Having suffered considerable disruption during the pandemic as restaurants, bars and nightclubs were closed, drinks manufacturer AG Barr has now come out the other side smiling. Full-year sales and profit are now ahead of pre-Covid days, and it is doling out more generous dividends once again.
While the company is sitting pretty, sustaining this positive momentum won’t be easy. There are considerable uncertainties about the strength of consumer spending once we move into April and energy prices shoot up. Inflationary pressures in general are intensifying and consumers will have to make some serious decisions about where they spend money, and where they cut back.
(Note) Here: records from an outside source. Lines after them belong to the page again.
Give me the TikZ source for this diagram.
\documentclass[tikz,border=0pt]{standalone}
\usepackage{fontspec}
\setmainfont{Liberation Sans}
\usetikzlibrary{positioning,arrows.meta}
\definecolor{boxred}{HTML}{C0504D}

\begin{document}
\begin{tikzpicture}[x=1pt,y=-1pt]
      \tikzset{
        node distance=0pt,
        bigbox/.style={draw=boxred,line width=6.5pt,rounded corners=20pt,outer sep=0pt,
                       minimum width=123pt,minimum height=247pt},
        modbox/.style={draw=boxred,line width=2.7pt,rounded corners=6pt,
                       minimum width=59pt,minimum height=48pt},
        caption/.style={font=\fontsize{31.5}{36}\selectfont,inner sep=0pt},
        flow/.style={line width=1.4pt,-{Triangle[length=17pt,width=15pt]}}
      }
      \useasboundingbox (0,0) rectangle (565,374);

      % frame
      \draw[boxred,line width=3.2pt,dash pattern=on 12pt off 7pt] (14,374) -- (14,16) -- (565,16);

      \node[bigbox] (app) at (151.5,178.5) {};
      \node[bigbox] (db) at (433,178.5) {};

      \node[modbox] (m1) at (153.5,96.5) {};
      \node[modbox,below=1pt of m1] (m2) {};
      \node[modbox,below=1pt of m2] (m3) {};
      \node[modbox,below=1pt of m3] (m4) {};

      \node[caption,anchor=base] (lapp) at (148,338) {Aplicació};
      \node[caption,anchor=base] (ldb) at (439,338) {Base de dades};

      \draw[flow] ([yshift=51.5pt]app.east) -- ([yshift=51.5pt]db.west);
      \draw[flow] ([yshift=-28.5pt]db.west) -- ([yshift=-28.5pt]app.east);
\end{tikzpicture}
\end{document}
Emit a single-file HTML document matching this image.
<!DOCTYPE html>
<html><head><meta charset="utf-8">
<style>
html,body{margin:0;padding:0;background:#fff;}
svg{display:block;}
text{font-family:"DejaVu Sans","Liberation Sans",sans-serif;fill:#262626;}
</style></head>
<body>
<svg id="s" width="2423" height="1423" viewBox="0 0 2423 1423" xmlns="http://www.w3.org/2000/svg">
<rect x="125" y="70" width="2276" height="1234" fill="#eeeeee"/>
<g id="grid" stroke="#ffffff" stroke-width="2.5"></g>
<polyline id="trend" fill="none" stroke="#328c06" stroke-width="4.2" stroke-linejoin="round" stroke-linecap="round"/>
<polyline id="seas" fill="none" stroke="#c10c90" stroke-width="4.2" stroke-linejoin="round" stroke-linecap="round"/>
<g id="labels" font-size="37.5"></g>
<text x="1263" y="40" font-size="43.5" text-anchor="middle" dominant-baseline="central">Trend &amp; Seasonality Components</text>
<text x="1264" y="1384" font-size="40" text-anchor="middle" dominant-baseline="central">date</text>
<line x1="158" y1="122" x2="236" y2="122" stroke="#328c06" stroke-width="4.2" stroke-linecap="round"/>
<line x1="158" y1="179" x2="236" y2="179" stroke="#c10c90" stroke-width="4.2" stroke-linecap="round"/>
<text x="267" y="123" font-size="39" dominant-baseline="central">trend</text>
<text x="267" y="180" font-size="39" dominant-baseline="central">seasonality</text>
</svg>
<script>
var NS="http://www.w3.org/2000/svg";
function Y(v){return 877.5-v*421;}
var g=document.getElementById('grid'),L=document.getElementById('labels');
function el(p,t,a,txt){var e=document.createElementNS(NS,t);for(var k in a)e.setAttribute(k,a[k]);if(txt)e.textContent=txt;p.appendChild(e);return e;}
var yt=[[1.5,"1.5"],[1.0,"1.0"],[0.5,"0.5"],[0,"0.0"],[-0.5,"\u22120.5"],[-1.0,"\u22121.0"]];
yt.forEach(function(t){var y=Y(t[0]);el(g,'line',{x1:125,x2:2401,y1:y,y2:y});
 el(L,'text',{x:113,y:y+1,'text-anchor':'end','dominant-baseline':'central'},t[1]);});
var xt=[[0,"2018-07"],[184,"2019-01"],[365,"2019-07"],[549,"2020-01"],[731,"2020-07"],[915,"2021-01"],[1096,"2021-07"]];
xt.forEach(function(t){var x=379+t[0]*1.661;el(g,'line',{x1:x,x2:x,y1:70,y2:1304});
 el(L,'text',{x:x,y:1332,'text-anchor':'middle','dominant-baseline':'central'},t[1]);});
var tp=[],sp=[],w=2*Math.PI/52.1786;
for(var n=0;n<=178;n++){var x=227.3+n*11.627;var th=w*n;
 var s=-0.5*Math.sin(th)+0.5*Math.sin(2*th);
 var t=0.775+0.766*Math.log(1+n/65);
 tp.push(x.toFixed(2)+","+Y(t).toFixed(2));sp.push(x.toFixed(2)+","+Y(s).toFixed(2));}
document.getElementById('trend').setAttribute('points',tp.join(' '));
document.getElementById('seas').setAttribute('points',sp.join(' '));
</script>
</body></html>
AG Barr will no doubt be banking on the consumer continuing to find some cash for small treats like its range of fizzy drinks including Irn Bru, as well as people refusing to give up small luxuries such as a night out with friends which is relevant to its Funkin cocktail brand.
“While it couldn’t have foreseen the Ukraine war pushing up the cost of living further, AG Barr last year taking steps to diversify its income might prove to have been a wise move. An investment in plant-based foods group Moma gives it a position in the foods sector and a new avenue through which to explore earnings growth opportunities,” said AJ Bell’s Russ Mould.
“Decent weather this spring and summer would be a major boost to the company, so too the Queen’s Jubilee bank holiday break which could turn out to be a four-day bumper sales period for all companies in the hospitality sector.”